Des mutations nécessaires

          Il y a comme cela dans toutes nos vies des mutations nécessaires, même sur le simple plan naturel. Des « crises », au sens étymologique du terme. Le mot grec signifie « choix », « décision ». La première crise de tout être humain est indépendante de notre volonté : c’est la naissance. Une deuxième « crise » survient à l’âge de l’adolescence : il y a des choix à faire, on hésite, parfois on recule, on risque même de régresser, avant de « passer » ce cap. Les psychanalystes évoquent une troisième « crise », qui est celle de l’âge mûr. C’est une autre décision à prendre, un autre choix à faire pour découvrir notre véritable « moi ». La phase ultime est celle de la mort. Et Karl Jung pense que beaucoup de personnes ne sont jamais complètement nées parce qu’elles reculent devant les choix souvent douloureux à faire. Notamment par peur de la mort, qui précède chacune de ces naissances.

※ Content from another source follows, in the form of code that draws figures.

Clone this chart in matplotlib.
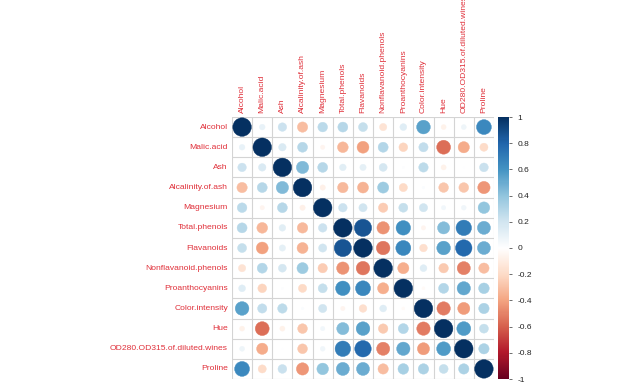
import numpy as np
import matplotlib
matplotlib.use("Agg")
import matplotlib.pyplot as plt
import matplotlib.colors as mcolors
from matplotlib.patches import Circle

plt.rcParams['font.family'] = ['Liberation Sans', 'DejaVu Sans']

# Variable names (row and column order)
labels = ["Alcohol", "Malic.acid", "Ash", "Alcalinity.of.ash", "Magnesium",
          "Total.phenols", "Flavanoids", "Nonflavanoid.phenols", "Proanthocyanins",
          "Color.intensity", "Hue", "OD280.OD315.of.diluted.wines", "Proline"]

# Correlation values, one list per row
alcohol     = [1.000, 0.094, 0.212, -0.310, 0.271, 0.289, 0.237, -0.156, 0.137, 0.546, -0.072, 0.072, 0.644]
malic       = [0.094, 1.000, 0.164, 0.289, -0.055, -0.335, -0.411, 0.293, -0.221, 0.249, -0.561, -0.369, -0.192]
ash         = [0.212, 0.164, 1.000, 0.443, 0.287, 0.129, 0.115, 0.186, 0.010, 0.259, -0.075, 0.004, 0.224]
alcalinity  = [-0.310, 0.289, 0.443, 1.000, -0.083, -0.321, -0.351, 0.362, -0.197, 0.019, -0.274, -0.277, -0.441]
magnesium   = [0.271, -0.055, 0.287, -0.083, 1.000, 0.214, 0.196, -0.256, 0.237, 0.200, 0.055, 0.066, 0.393]
phenols     = [0.289, -0.335, 0.129, -0.321, 0.214, 1.000, 0.865, -0.450, 0.612, -0.055, 0.434, 0.700, 0.498]
flavanoids  = [0.237, -0.411, 0.115, -0.351, 0.196, 0.865, 1.000, -0.538, 0.653, -0.172, 0.543, 0.787, 0.494]
nonflav     = [-0.156, 0.293, 0.186, 0.362, -0.256, -0.450, -0.538, 1.000, -0.366, 0.139, -0.263, -0.503, -0.311]
proanth     = [0.137, -0.221, 0.010, -0.197, 0.237, 0.612, 0.653, -0.366, 1.000, -0.025, 0.296, 0.519, 0.330]
color_int   = [0.546, 0.249, 0.259, 0.019, 0.200, -0.055, -0.172, 0.139, -0.025, 1.000, -0.522, -0.429, 0.316]
hue         = [-0.072, -0.561, -0.075, -0.274, 0.055, 0.434, 0.543, -0.263, 0.296, -0.522, 1.000, 0.565, 0.236]
od280       = [0.072, -0.369, 0.004, -0.277, 0.066, 0.700, 0.787, -0.503, 0.519, -0.429, 0.565, 1.000, 0.313]
proline     = [0.644, -0.192, 0.224, -0.441, 0.393, 0.498, 0.494, -0.311, 0.330, 0.316, 0.236, 0.313, 1.000]

corr = np.array([alcohol, malic, ash, alcalinity, magnesium, phenols, flavanoids,
                 nonflav, proanth, color_int, hue, od280, proline])

cbar_ticks = [-1, -0.8, -0.6, -0.4, -0.2, 0, 0.2, 0.4, 0.6, 0.8, 1]

# corrplot style red-blue palette
cmap = mcolors.LinearSegmentedColormap.from_list(
    "rdbu", ["#67001F", "#B2182B", "#D6604D", "#F4A582", "#FDDBC7", "#FFFFFF",
             "#D1E5F0", "#92C5DE", "#4393C3", "#2166AC", "#053061"])
norm = mcolors.Normalize(vmin=-1, vmax=1)
label_col = "#E0303A"

n = len(labels)
fig = plt.figure(figsize=(6.2, 3.85), dpi=100)
ax = fig.add_axes([232 / 620, 1 - 379 / 385, 262 / 620, 262 / 385])

for i in range(n):
    for j in range(n):
        r = corr[i, j]
        c = cmap(norm(r))
        ax.add_patch(Circle((j + 0.5, i + 0.5), 0.46 * np.sqrt(abs(r)),
                            facecolor=c, edgecolor=c, linewidth=0.3))

# grid
for k in range(n + 1):
    ax.axhline(k, color="#D4D4D4", linewidth=0.8, zorder=0)
    ax.axvline(k, color="#D4D4D4", linewidth=0.8, zorder=0)

ax.set_xlim(0, n)
ax.set_ylim(n, 0)
ax.set_aspect("auto")
ax.set_xticks([])
ax.set_yticks([])
for s in ax.spines.values():
    s.set_visible(False)

for k, lab in enumerate(labels):
    ax.text(-0.2, k + 0.5, lab, ha="right", va="center", fontsize=6.1, color=label_col)
    ax.text(k + 0.5, -0.2, lab, ha="center", va="bottom", rotation=90,
            fontsize=6.1, color=label_col)

# colorbar
cax = fig.add_axes([498 / 620, 1 - 379 / 385, 11 / 620, 262 / 385])
sm = matplotlib.cm.ScalarMappable(norm=norm, cmap=cmap)
cb = fig.colorbar(sm, cax=cax, ticks=cbar_ticks)
cb.outline.set_visible(False)
cb.ax.set_yticklabels([f"{t:g}" for t in cbar_ticks])
cb.ax.tick_params(labelsize=6, length=2, width=0.6, color="#555555", labelcolor="#222222", pad=4)

fig.savefig("out.png", dpi=100)
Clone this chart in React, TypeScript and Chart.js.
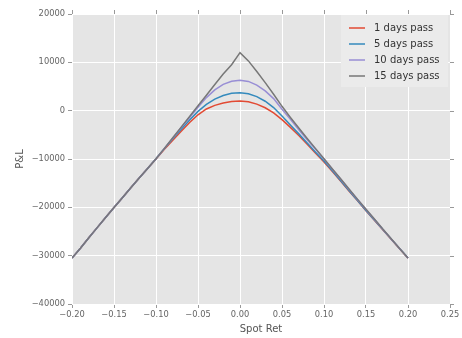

            N’est-ce pas une de ces étapes décisives que Jésus franchit au moment de la « transfiguration » sur la montagne ? Nous sommes au milieu de sa vie publique. Il a connu, lors de sa prédication en Galilée, des succès considérables. Les foules couraient après lui, enthousiastes. On voulait le faire roi. Et puis, petit à petit, l’enthousiasme a diminué. Les gens qui avaient mis en Jésus tout leur espoir, parce qu’ils le tenaient pour le Messie qui allait les libérer du pouvoir romain et leur rendre la prospérité économique ont commencé à déchanter : ce Jésus n’était pas décidément celui qu’ils espéraient. Il parlait de plus en plus d’un destin difficile à admettre : la souffrance, les incompréhensions, la mort. Un certain nombre de disciples l’avaient quitté. Luc nous dit que ce jour-là, Jésus avait invité ses trois intimes à monter sur la montagne pour prier. J’ai souvent imaginé la prière de Jésus. Ce jour-là, c’était littéralement la « crise ». Il lui fallait choisir. Ou renoncer ou poursuivre, avec tous les risques que cela comportait. Pas de compromis possible. Il faut accepter d’aller jusqu’à ce « départ qui doit avoir lieu à Jérusalem. » Il va dire « d’accord » à son Père, et son Père lui répond : « Mon Fils, mon élu. » Ce petit mot d’amour paternel va provoquer la transformation du visage de Jésus, son illumination. Pierre, Jacques et Jean, eux aussi, en sont transformés : ils ont perçu un peu de ce qu’est réellement leur Maître.

 

Un monde transfiguré

            Qui sommes-nous réellement, nous qui marchons en chrétiens au long de ce Carême ? Deux questions se posent : est-ce que nous faisons du « sur-place » ou est-ce que nous avançons résolument dans la vie, avec tous les risques que cela comporte ? Et aussi : n’avançons-nous pas masqués devant les hommes, plutôt que de montrer notre vrai visage, ce que nous sommes réellement devant Dieu ? Toute marche suppose des transformations quotidiennes, des conversions. Sous peine de régresser, il faut accepter ces mutations nécessaires, et même les accompagner de notre volonté d’être vrais. Devant Dieu et devant les hommes. Nous faisons aujourd’hui étape pour célébrer ensemble l’Eucharistie. Elle nous rappelle régulièrement le don merveilleux de l’amour de Dieu. Elle nous invite à « communier » à ce geste divin de l’Amour totalement donné, pour transfigurer le monde.